Prompt: Give all the lines below again, exactly, with no pictures.

— Start Supplied information —

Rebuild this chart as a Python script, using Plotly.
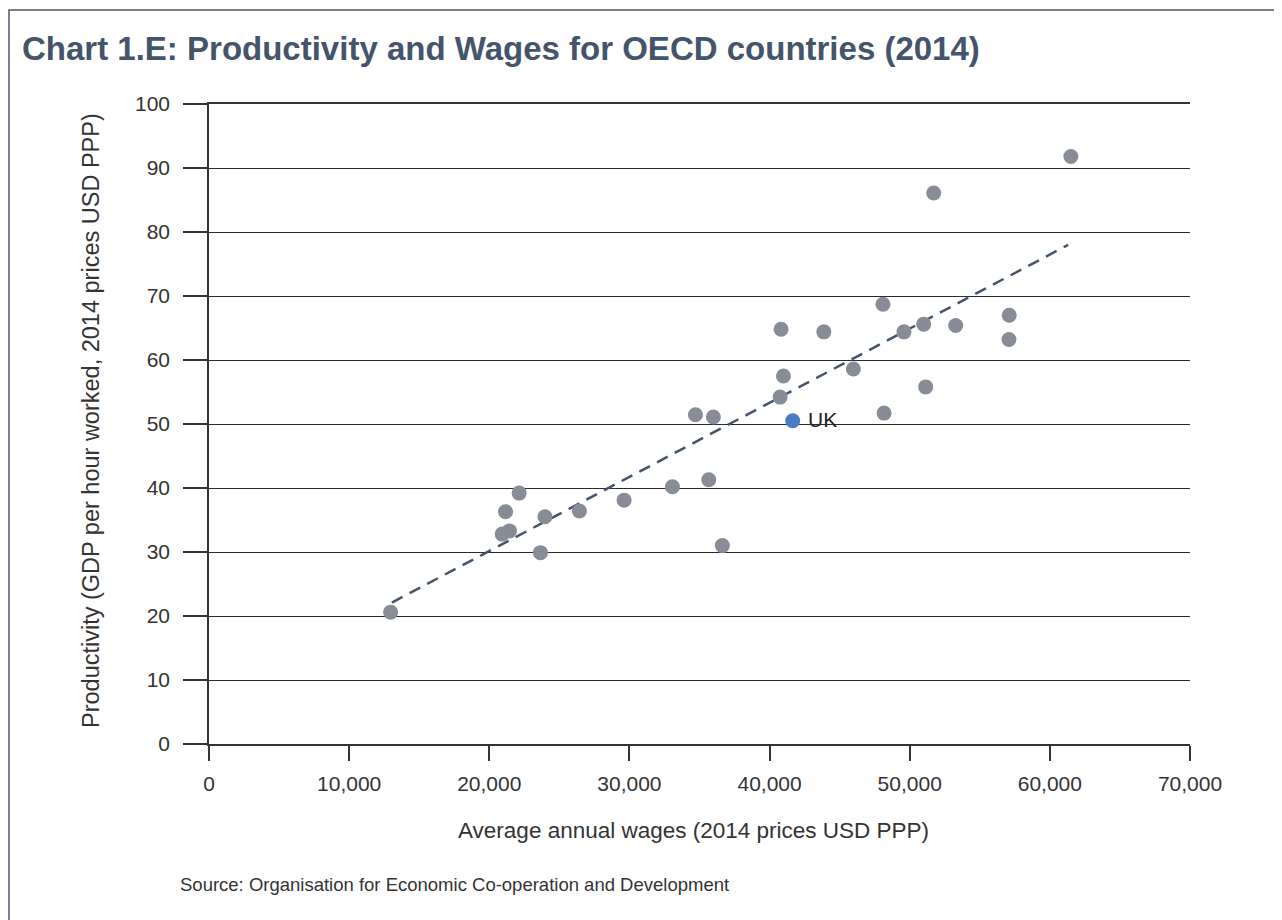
import plotly.graph_objects as go

# Average annual wages (2014 prices USD PPP) and productivity (GDP per hour worked)
wages = [12960, 20920, 21160, 21440, 22130, 23650, 23970, 26430, 29620, 33070,
         34710, 35660, 35990, 36630, 40750, 40820, 40990, 43870, 45980, 48090,
         48170, 49590, 51000, 51140, 51710, 53280, 57080, 57100, 61500]
productivity = [20.6, 32.8, 36.3, 33.3, 39.2, 29.9, 35.5, 36.4, 38.1, 40.2,
                51.45, 41.3, 51.1, 31.0, 54.2, 64.8, 57.5, 64.4, 58.6, 68.7,
                51.7, 64.4, 65.6, 55.8, 86.1, 65.4, 63.2, 67.0, 91.8]

uk_wage = [41650]
uk_productivity = [50.5]
uk_label = "UK"

trend_x = [13050, 61310]
trend_y = [22.1, 78.0]

x_ticks = [0, 10000, 20000, 30000, 40000, 50000, 60000, 70000]
y_ticks = [0, 10, 20, 30, 40, 50, 60, 70, 80, 90, 100]

FONT = "Liberation Sans"
TXT = "#333333"

# page has an 8px body margin; figure sized to fill the window
W, H = 1274, 912
PL, PT, PW, PH = 201, 96, 981, 640


def px(page_x):
    return (page_x - 209) / PW


def py(page_y):
    return (744 - page_y) / PH


fig = go.Figure()
fig.add_trace(go.Scatter(
    x=trend_x, y=trend_y, mode="lines",
    line=dict(color="#44546a", width=2.5, dash="12px,8px"),
    hoverinfo="skip", showlegend=False))
fig.add_trace(go.Scatter(
    x=wages, y=productivity, mode="markers",
    marker=dict(color="#878c96", size=15, line=dict(width=0)),
    showlegend=False))
fig.add_trace(go.Scatter(
    x=uk_wage, y=uk_productivity, mode="markers",
    marker=dict(color="#4a7cc4", size=15, line=dict(width=0)),
    showlegend=False))

fig.add_annotation(x=uk_wage[0], y=uk_productivity[0], text=uk_label,
                   xanchor="left", yanchor="middle", xshift=13, yshift=1,
                   showarrow=False, font=dict(family=FONT, size=21, color="#222222"))

fig.update_layout(
    width=W, height=H,
    margin=dict(l=PL, r=W - PL - PW, t=PT, b=H - PT - PH),
    paper_bgcolor="white", plot_bgcolor="white",
    font=dict(family=FONT, color=TXT),
    title=dict(
        text="<b>Chart 1.E: Productivity and Wages for OECD countries (2014)</b>",
        x=(22 - 8) / W, xanchor="left", y=1 - (48 - 8) / H, yanchor="middle",
        font=dict(family=FONT, size=33, color="#44546a")),
)

fig.update_xaxes(
    range=[0, 70000], tickvals=x_ticks, tickformat=",d",
    showgrid=False, zeroline=False,
    showline=True, linecolor=TXT, linewidth=1.5, mirror=True,
    ticks="outside", ticklen=15, tickcolor=TXT, tickwidth=1.5,
    ticklabelstandoff=5,
    tickfont=dict(family=FONT, size=21, color=TXT),
)
fig.update_yaxes(
    range=[0, 100], tickvals=y_ticks,
    showgrid=True, gridcolor="#2a2a2a", gridwidth=1, zeroline=False,
    showline=True, linecolor=TXT, linewidth=1.5,
    ticks="outside", ticklen=24, tickcolor=TXT, tickwidth=1.5,
    ticklabelstandoff=9,
    tickfont=dict(family=FONT, size=21, color=TXT),
)

# axis titles
fig.add_annotation(text="Average annual wages (2014 prices USD PPP)",
                   xref="paper", yref="paper", x=px(693), y=py(830),
                   xanchor="center", yanchor="middle", showarrow=False,
                   font=dict(family=FONT, size=22.5, color=TXT))
fig.add_annotation(text="Productivity (GDP per hour worked, 2014 prices USD PPP)",
                   xref="paper", yref="paper", x=px(91), y=py(421),
                   xanchor="center", yanchor="middle", showarrow=False, textangle=-90,
                   font=dict(family=FONT, size=23.5, color=TXT))

# Outer frame (continues past the right and bottom edges)
fig.add_shape(type="rect", xref="paper", yref="paper",
              x0=px(9), x1=px(1300), y0=py(940), y1=py(10),
              line=dict(color="#4a5a72", width=1.5), layer="below")

fig.add_annotation(
    text="Source: Organisation for Economic Co-operation and Development",
    xref="paper", yref="paper", x=px(178), y=py(884),
    xanchor="left", yanchor="middle", showarrow=False,
    font=dict(family=FONT, size=18.5, color=TXT))

fig.write_html("out.html")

— End Supplied information —

Exercise response:
Rebuild this chart as a Python script, using Plotly.
import plotly.graph_objects as go

# Average annual wages (2014 prices USD PPP) and productivity (GDP per hour worked)
wages = [12960, 20920, 21160, 21440, 22130, 23650, 23970, 26430, 29620, 33070,
         34710, 35660, 35990, 36630, 40750, 40820, 40990, 43870, 45980, 48090,
         48170, 49590, 51000, 51140, 51710, 53280, 57080, 57100, 61500]
productivity = [20.6, 32.8, 36.3, 33.3, 39.2, 29.9, 35.5, 36.4, 38.1, 40.2,
                51.45, 41.3, 51.1, 31.0, 54.2, 64.8, 57.5, 64.4, 58.6, 68.7,
                51.7, 64.4, 65.6, 55.8, 86.1, 65.4, 63.2, 67.0, 91.8]

uk_wage = [41650]
uk_productivity = [50.5]
uk_label = "UK"

trend_x = [13050, 61310]
trend_y = [22.1, 78.0]

x_ticks = [0, 10000, 20000, 30000, 40000, 50000, 60000, 70000]
y_ticks = [0, 10, 20, 30, 40, 50, 60, 70, 80, 90, 100]

FONT = "Liberation Sans"
TXT = "#333333"

# page has an 8px body margin; figure sized to fill the window
W, H = 1274, 912
PL, PT, PW, PH = 201, 96, 981, 640


def px(page_x):
    return (page_x - 209) / PW


def py(page_y):
    return (744 - page_y) / PH


fig = go.Figure()
fig.add_trace(go.Scatter(
    x=trend_x, y=trend_y, mode="lines",
    line=dict(color="#44546a", width=2.5, dash="12px,8px"),
    hoverinfo="skip", showlegend=False))
fig.add_trace(go.Scatter(
    x=wages, y=productivity, mode="markers",
    marker=dict(color="#878c96", size=15, line=dict(width=0)),
    showlegend=False))
fig.add_trace(go.Scatter(
    x=uk_wage, y=uk_productivity, mode="markers",
    marker=dict(color="#4a7cc4", size=15, line=dict(width=0)),
    showlegend=False))

fig.add_annotation(x=uk_wage[0], y=uk_productivity[0], text=uk_label,
                   xanchor="left", yanchor="middle", xshift=13, yshift=1,
                   showarrow=False, font=dict(family=FONT, size=21, color="#222222"))

fig.update_layout(
    width=W, height=H,
    margin=dict(l=PL, r=W - PL - PW, t=PT, b=H - PT - PH),
    paper_bgcolor="white", plot_bgcolor="white",
    font=dict(family=FONT, color=TXT),
    title=dict(
        text="<b>Chart 1.E: Productivity and Wages for OECD countries (2014)</b>",
        x=(22 - 8) / W, xanchor="left", y=1 - (48 - 8) / H, yanchor="middle",
        font=dict(family=FONT, size=33, color="#44546a")),
)

fig.update_xaxes(
    range=[0, 70000], tickvals=x_ticks, tickformat=",d",
    showgrid=False, zeroline=False,
    showline=True, linecolor=TXT, linewidth=1.5, mirror=True,
    ticks="outside", ticklen=15, tickcolor=TXT, tickwidth=1.5,
    ticklabelstandoff=5,
    tickfont=dict(family=FONT, size=21, color=TXT),
)
fig.update_yaxes(
    range=[0, 100], tickvals=y_ticks,
    showgrid=True, gridcolor="#2a2a2a", gridwidth=1, zeroline=False,
    showline=True, linecolor=TXT, linewidth=1.5,
    ticks="outside", ticklen=24, tickcolor=TXT, tickwidth=1.5,
    ticklabelstandoff=9,
    tickfont=dict(family=FONT, size=21, color=TXT),
)

# axis titles
fig.add_annotation(text="Average annual wages (2014 prices USD PPP)",
                   xref="paper", yref="paper", x=px(693), y=py(830),
                   xanchor="center", yanchor="middle", showarrow=False,
                   font=dict(family=FONT, size=22.5, color=TXT))
fig.add_annotation(text="Productivity (GDP per hour worked, 2014 prices USD PPP)",
                   xref="paper", yref="paper", x=px(91), y=py(421),
                   xanchor="center", yanchor="middle", showarrow=False, textangle=-90,
                   font=dict(family=FONT, size=23.5, color=TXT))

# Outer frame (continues past the right and bottom edges)
fig.add_shape(type="rect", xref="paper", yref="paper",
              x0=px(9), x1=px(1300), y0=py(940), y1=py(10),
              line=dict(color="#4a5a72", width=1.5), layer="below")

fig.add_annotation(
    text="Source: Organisation for Economic Co-operation and Development",
    xref="paper", yref="paper", x=px(178), y=py(884),
    xanchor="left", yanchor="middle", showarrow=False,
    font=dict(family=FONT, size=18.5, color=TXT))

fig.write_html("out.html")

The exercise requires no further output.